Instructions to follow
In the entries below, count each line holding the word "this". Answer with the total alone.

Dataset extract
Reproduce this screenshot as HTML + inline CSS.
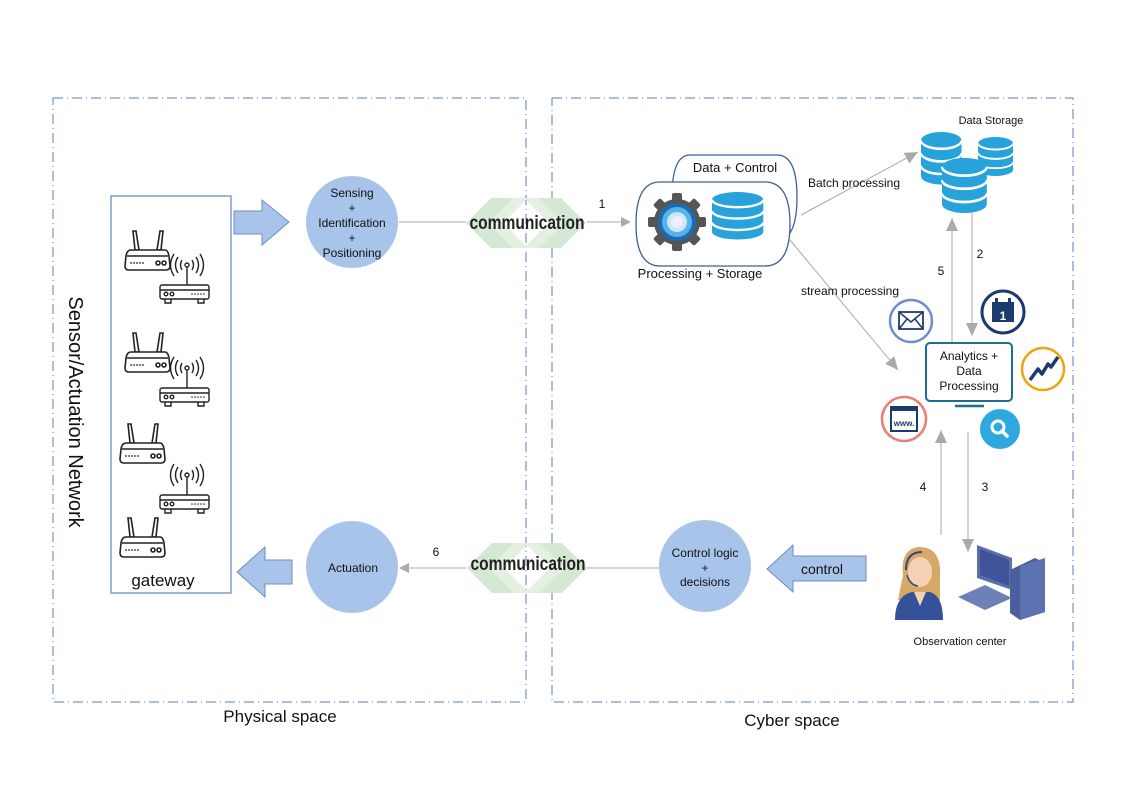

==

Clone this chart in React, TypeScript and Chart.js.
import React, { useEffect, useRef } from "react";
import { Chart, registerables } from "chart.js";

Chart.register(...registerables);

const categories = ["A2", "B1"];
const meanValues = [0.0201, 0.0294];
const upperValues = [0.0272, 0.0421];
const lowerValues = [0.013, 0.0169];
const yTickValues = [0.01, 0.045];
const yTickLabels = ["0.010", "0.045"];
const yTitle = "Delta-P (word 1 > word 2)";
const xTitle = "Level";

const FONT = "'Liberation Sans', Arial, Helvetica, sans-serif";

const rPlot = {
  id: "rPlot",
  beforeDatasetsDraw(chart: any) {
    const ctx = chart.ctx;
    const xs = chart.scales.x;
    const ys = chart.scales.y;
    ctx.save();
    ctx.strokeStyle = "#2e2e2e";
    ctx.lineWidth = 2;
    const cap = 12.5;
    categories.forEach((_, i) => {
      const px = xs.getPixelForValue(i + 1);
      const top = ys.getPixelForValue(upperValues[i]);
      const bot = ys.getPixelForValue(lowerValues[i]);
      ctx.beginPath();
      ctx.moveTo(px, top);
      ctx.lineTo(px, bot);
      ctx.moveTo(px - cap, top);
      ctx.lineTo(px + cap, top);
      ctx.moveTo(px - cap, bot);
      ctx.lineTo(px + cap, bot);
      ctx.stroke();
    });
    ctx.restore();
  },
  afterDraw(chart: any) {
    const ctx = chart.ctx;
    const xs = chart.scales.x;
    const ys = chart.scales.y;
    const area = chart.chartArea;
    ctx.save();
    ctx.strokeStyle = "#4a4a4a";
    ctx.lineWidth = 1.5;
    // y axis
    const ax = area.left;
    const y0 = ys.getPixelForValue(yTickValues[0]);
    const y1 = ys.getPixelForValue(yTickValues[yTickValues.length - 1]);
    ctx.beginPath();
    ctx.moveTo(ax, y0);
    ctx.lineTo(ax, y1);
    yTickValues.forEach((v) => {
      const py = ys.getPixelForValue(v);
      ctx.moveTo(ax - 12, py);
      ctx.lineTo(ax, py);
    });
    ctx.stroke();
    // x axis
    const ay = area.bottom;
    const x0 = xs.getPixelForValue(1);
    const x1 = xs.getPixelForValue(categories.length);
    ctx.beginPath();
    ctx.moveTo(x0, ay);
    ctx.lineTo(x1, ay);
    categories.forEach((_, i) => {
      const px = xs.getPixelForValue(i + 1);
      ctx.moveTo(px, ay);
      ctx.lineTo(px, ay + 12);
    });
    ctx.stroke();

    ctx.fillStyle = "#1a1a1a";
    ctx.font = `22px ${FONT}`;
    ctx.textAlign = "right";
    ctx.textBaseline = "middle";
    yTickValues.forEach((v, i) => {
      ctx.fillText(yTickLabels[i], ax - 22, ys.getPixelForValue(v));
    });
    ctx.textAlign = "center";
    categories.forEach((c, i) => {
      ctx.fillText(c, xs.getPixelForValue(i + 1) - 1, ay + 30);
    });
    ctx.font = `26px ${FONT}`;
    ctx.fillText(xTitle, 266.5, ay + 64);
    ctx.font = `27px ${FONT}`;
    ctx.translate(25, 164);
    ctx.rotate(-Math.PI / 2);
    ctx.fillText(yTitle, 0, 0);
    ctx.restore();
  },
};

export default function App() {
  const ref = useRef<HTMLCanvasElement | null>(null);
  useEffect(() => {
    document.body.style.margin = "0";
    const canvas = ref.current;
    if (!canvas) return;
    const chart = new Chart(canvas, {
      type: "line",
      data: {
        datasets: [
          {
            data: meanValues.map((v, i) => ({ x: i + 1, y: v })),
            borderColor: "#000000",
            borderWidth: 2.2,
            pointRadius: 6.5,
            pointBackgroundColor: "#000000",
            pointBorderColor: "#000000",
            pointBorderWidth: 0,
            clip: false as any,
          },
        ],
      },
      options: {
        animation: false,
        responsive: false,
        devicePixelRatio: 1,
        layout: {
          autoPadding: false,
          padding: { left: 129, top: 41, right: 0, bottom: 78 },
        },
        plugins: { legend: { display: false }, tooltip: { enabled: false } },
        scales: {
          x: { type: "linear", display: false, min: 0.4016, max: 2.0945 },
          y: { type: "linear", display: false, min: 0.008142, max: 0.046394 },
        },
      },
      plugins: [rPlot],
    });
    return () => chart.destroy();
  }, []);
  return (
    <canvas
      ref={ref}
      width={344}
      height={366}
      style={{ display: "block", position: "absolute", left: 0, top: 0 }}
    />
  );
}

Reply
2